_Raw data_
====================

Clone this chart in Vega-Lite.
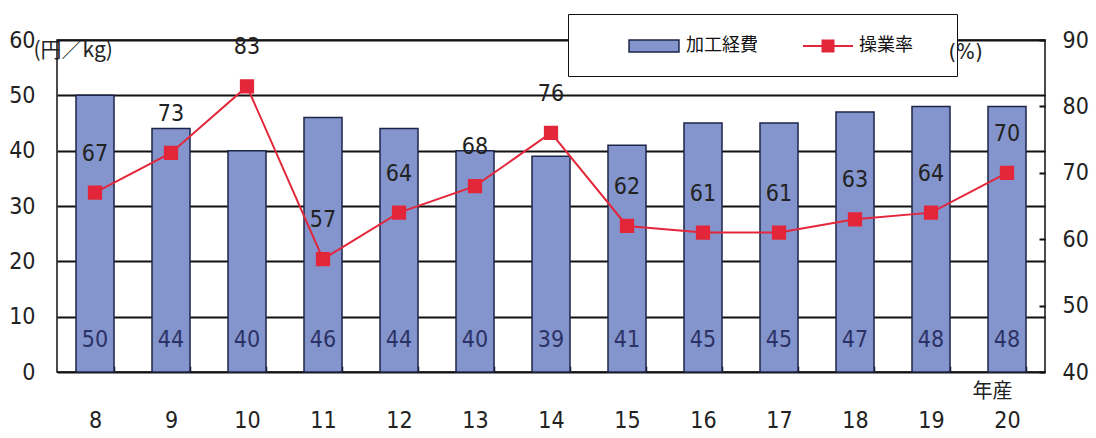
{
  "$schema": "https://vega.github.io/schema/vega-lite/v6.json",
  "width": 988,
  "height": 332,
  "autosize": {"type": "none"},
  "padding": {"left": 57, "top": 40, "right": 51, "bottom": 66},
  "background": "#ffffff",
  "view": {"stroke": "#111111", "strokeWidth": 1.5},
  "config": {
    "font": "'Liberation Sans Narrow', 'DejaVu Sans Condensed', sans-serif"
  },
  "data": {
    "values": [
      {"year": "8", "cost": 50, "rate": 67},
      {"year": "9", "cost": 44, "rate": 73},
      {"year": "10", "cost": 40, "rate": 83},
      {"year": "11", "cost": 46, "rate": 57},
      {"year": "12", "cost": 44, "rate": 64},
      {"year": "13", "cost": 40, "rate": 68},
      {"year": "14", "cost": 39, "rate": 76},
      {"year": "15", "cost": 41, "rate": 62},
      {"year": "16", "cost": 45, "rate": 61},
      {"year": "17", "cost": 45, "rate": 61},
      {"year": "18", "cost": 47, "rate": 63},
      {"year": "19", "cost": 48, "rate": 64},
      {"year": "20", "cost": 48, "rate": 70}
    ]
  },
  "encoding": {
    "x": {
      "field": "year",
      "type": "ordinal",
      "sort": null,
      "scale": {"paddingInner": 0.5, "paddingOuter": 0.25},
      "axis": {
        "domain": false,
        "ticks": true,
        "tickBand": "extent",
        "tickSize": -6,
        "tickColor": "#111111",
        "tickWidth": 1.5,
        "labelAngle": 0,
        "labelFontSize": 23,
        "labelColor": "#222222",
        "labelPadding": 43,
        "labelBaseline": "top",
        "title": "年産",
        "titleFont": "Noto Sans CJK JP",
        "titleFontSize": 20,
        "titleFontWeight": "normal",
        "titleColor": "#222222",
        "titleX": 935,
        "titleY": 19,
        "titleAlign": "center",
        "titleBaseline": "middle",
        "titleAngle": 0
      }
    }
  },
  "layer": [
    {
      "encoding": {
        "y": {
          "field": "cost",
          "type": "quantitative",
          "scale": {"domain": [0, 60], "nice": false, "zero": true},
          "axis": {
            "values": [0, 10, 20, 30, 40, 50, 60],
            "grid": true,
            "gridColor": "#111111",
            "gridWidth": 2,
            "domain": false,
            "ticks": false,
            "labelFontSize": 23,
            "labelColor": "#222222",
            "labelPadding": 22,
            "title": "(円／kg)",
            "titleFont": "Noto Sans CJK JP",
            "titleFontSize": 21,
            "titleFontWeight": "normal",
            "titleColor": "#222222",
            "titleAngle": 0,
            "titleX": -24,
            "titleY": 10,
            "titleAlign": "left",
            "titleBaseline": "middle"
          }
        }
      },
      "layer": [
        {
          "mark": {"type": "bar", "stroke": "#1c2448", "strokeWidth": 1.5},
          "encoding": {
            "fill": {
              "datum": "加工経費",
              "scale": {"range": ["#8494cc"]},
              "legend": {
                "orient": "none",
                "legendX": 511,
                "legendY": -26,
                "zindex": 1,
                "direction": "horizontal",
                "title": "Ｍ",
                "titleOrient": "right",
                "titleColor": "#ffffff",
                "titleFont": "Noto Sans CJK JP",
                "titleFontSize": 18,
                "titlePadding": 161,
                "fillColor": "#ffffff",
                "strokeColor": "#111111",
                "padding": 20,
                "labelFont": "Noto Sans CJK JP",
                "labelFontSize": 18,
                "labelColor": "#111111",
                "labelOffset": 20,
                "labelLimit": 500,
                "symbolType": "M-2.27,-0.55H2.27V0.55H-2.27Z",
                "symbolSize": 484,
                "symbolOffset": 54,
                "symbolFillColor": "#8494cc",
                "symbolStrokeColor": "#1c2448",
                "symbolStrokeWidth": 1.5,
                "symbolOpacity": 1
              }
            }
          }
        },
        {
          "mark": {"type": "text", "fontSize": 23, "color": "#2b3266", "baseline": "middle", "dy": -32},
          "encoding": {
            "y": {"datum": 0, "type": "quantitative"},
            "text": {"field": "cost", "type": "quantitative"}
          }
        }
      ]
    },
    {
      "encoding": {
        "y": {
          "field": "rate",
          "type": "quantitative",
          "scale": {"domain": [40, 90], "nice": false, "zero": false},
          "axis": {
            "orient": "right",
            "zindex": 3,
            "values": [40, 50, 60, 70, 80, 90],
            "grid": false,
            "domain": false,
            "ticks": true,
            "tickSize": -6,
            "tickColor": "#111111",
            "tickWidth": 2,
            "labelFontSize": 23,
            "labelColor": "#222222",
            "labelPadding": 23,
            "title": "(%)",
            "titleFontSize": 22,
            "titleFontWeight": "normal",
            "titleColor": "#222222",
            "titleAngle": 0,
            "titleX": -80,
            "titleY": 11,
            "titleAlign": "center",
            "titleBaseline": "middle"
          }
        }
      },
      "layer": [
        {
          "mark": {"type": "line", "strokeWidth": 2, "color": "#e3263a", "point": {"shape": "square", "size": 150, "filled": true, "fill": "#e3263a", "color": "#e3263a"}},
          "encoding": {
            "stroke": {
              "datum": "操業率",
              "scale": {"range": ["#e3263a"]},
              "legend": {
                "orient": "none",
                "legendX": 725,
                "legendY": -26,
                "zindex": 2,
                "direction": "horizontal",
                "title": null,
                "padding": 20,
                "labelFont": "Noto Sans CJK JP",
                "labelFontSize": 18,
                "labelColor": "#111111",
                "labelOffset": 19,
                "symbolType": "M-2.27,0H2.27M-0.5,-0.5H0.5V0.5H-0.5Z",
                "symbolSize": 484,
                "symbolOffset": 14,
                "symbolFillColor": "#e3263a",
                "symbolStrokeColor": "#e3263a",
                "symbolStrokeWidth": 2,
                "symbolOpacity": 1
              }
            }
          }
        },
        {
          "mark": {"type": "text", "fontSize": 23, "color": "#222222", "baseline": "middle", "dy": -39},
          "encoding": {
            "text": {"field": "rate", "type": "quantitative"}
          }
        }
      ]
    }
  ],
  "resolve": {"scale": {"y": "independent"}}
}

====================

Restate the listing above word for word, and skip the pictures.

Clone this chart in Vega-Lite.
{
  "$schema": "https://vega.github.io/schema/vega-lite/v6.json",
  "width": 988,
  "height": 332,
  "autosize": {"type": "none"},
  "padding": {"left": 57, "top": 40, "right": 51, "bottom": 66},
  "background": "#ffffff",
  "view": {"stroke": "#111111", "strokeWidth": 1.5},
  "config": {
    "font": "'Liberation Sans Narrow', 'DejaVu Sans Condensed', sans-serif"
  },
  "data": {
    "values": [
      {"year": "8", "cost": 50, "rate": 67},
      {"year": "9", "cost": 44, "rate": 73},
      {"year": "10", "cost": 40, "rate": 83},
      {"year": "11", "cost": 46, "rate": 57},
      {"year": "12", "cost": 44, "rate": 64},
      {"year": "13", "cost": 40, "rate": 68},
      {"year": "14", "cost": 39, "rate": 76},
      {"year": "15", "cost": 41, "rate": 62},
      {"year": "16", "cost": 45, "rate": 61},
      {"year": "17", "cost": 45, "rate": 61},
      {"year": "18", "cost": 47, "rate": 63},
      {"year": "19", "cost": 48, "rate": 64},
      {"year": "20", "cost": 48, "rate": 70}
    ]
  },
  "encoding": {
    "x": {
      "field": "year",
      "type": "ordinal",
      "sort": null,
      "scale": {"paddingInner": 0.5, "paddingOuter": 0.25},
      "axis": {
        "domain": false,
        "ticks": true,
        "tickBand": "extent",
        "tickSize": -6,
        "tickColor": "#111111",
        "tickWidth": 1.5,
        "labelAngle": 0,
        "labelFontSize": 23,
        "labelColor": "#222222",
        "labelPadding": 43,
        "labelBaseline": "top",
        "title": "年産",
        "titleFont": "Noto Sans CJK JP",
        "titleFontSize": 20,
        "titleFontWeight": "normal",
        "titleColor": "#222222",
        "titleX": 935,
        "titleY": 19,
        "titleAlign": "center",
        "titleBaseline": "middle",
        "titleAngle": 0
      }
    }
  },
  "layer": [
    {
      "encoding": {
        "y": {
          "field": "cost",
          "type": "quantitative",
          "scale": {"domain": [0, 60], "nice": false, "zero": true},
          "axis": {
            "values": [0, 10, 20, 30, 40, 50, 60],
            "grid": true,
            "gridColor": "#111111",
            "gridWidth": 2,
            "domain": false,
            "ticks": false,
            "labelFontSize": 23,
            "labelColor": "#222222",
            "labelPadding": 22,
            "title": "(円／kg)",
            "titleFont": "Noto Sans CJK JP",
            "titleFontSize": 21,
            "titleFontWeight": "normal",
            "titleColor": "#222222",
            "titleAngle": 0,
            "titleX": -24,
            "titleY": 10,
            "titleAlign": "left",
            "titleBaseline": "middle"
          }
        }
      },
      "layer": [
        {
          "mark": {"type": "bar", "stroke": "#1c2448", "strokeWidth": 1.5},
          "encoding": {
            "fill": {
              "datum": "加工経費",
              "scale": {"range": ["#8494cc"]},
              "legend": {
                "orient": "none",
                "legendX": 511,
                "legendY": -26,
                "zindex": 1,
                "direction": "horizontal",
                "title": "Ｍ",
                "titleOrient": "right",
                "titleColor": "#ffffff",
                "titleFont": "Noto Sans CJK JP",
                "titleFontSize": 18,
                "titlePadding": 161,
                "fillColor": "#ffffff",
                "strokeColor": "#111111",
                "padding": 20,
                "labelFont": "Noto Sans CJK JP",
                "labelFontSize": 18,
                "labelColor": "#111111",
                "labelOffset": 20,
                "labelLimit": 500,
                "symbolType": "M-2.27,-0.55H2.27V0.55H-2.27Z",
                "symbolSize": 484,
                "symbolOffset": 54,
                "symbolFillColor": "#8494cc",
                "symbolStrokeColor": "#1c2448",
                "symbolStrokeWidth": 1.5,
                "symbolOpacity": 1
              }
            }
          }
        },
        {
          "mark": {"type": "text", "fontSize": 23, "color": "#2b3266", "baseline": "middle", "dy": -32},
          "encoding": {
            "y": {"datum": 0, "type": "quantitative"},
            "text": {"field": "cost", "type": "quantitative"}
          }
        }
      ]
    },
    {
      "encoding": {
        "y": {
          "field": "rate",
          "type": "quantitative",
          "scale": {"domain": [40, 90], "nice": false, "zero": false},
          "axis": {
            "orient": "right",
            "zindex": 3,
            "values": [40, 50, 60, 70, 80, 90],
            "grid": false,
            "domain": false,
            "ticks": true,
            "tickSize": -6,
            "tickColor": "#111111",
            "tickWidth": 2,
            "labelFontSize": 23,
            "labelColor": "#222222",
            "labelPadding": 23,
            "title": "(%)",
            "titleFontSize": 22,
            "titleFontWeight": "normal",
            "titleColor": "#222222",
            "titleAngle": 0,
            "titleX": -80,
            "titleY": 11,
            "titleAlign": "center",
            "titleBaseline": "middle"
          }
        }
      },
      "layer": [
        {
          "mark": {"type": "line", "strokeWidth": 2, "color": "#e3263a", "point": {"shape": "square", "size": 150, "filled": true, "fill": "#e3263a", "color": "#e3263a"}},
          "encoding": {
            "stroke": {
              "datum": "操業率",
              "scale": {"range": ["#e3263a"]},
              "legend": {
                "orient": "none",
                "legendX": 725,
                "legendY": -26,
                "zindex": 2,
                "direction": "horizontal",
                "title": null,
                "padding": 20,
                "labelFont": "Noto Sans CJK JP",
                "labelFontSize": 18,
                "labelColor": "#111111",
                "labelOffset": 19,
                "symbolType": "M-2.27,0H2.27M-0.5,-0.5H0.5V0.5H-0.5Z",
                "symbolSize": 484,
                "symbolOffset": 14,
                "symbolFillColor": "#e3263a",
                "symbolStrokeColor": "#e3263a",
                "symbolStrokeWidth": 2,
                "symbolOpacity": 1
              }
            }
          }
        },
        {
          "mark": {"type": "text", "fontSize": 23, "color": "#222222", "baseline": "middle", "dy": -39},
          "encoding": {
            "text": {"field": "rate", "type": "quantitative"}
          }
        }
      ]
    }
  ],
  "resolve": {"scale": {"y": "independent"}}
}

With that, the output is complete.